Özdemir verlangt, den Einfluss des Islam-Verbandes Ditib auf den islamischen Religionsunterricht an deutschen Schulen zurückzudrängen. Ditib gehe es "in erster Linie um Politik und nicht um Religion", sagte Özdemir der "Bild"-Zeitung (Mittwochsausgabe). "Ein guter islamischer Religionsunterricht an unseren Schulen wäre äußerst wichtig, aber bitte mit den Werten unseres Grundgesetzes und nicht als Erdogan-Staatsbürgerkunde unter dem Deckmantel der Religion", sagte Özdemir.

In mehreren Bundesländern arbeitet die Türkisch-Islamische Union der Anstalt für Religion (Ditib) bereits an der Gestaltung des Religionsunterrichts mit. "Dagegen kämpfe ich", sagte Özdemir. Man dürfe nicht zulassen, dass der türkische Präsident Recep Tayyip Erdogan über Ditib seine Ideologie direkt an deutschen Schulen verbreite. Die Imame des Islam-Verbandes sind Beamte des türkischen Staates.

Hessen hält an Ditib als Partner beim Religionsunterricht fest

Das hessische Kultusministerium hält auch nach der jüngsten Entwicklung in der Türkei am Islamverband Ditib als Partner beim islamischen Religionsunterricht fest. Ein Sprecher des Ministeriums nannte auf epd-Anfrage am Dienstag die Diskussion über die türkisch-islamische Ditib in Rheinland-Pfalz zwar verständlich. Dort will die Landesregierung aus SPD, FDP und Grünen kritisch prüfen, ob der Verband noch für einen solchen geplanten Konfessionsunterricht infrage kommt. In Hessen sei die Situation aber nicht vergleichbar, sagte der Sprecher von Kultusminister Alexander Lorz (CDU), Philipp Bender.

Denn in diesem Bundesland gebe es ja schon seit mehr als drei Jahren eine bewährte Zusammenarbeit mit der türkisch-islamischen Organisation. Die Landesregierung überprüfe regelmäßig den von Ditib-Leuten erteilten Religionsunterricht. Dabei habe sich bislang gezeigt, dass es keinen Einfluss des türkischen Staats gebe. Sollte ein solcher festgestellt werden, würde ihn das hessische Kultusministerium auch nicht dulden und unverzüglich eingreifen, sagte Bender. Bislang habe es nie einen Grund für Beanstandungen gegeben.

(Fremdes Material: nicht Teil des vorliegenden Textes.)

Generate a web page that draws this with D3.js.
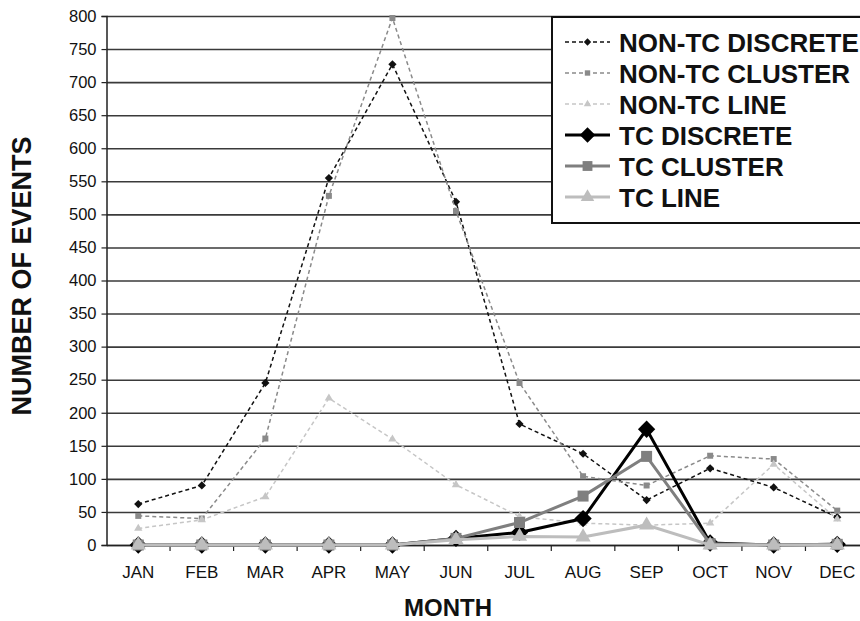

Seit drei Jahren islamischer Religionsunterricht

In Hessen gibt es seit Beginn des Schuljahrs 2013/14 einen bekenntnisorientierten islamischen Religionsunterricht in den Grundschulen. Er wurde noch zur Zeit der CDU/FDP-Landesregierung unter dem damaligen Integrationsminister Jörg-Uwe Hahn und Nicola Beer (beide FDP) als Kultusministerin eingeführt.

Im gerade zu Ende gegangenen Schuljahr nahmen daran nach Angaben des Kultusministeriums etwas mehr als 2.000 Schülerinnen und Schüler teil. Im kommenden Schuljahr werden noch einmal mehrere Hundert hinzukommen. Partner der Landesregierung sind dabei die Ahmadiyya Muslim Jamaat und die Ditib Hessen. Letztere hat mit rund 90 Prozent dabei den größten Anteil. Laut Bender waren zuletzt landesweit insgesamt 56 Lehrkräfte tätig.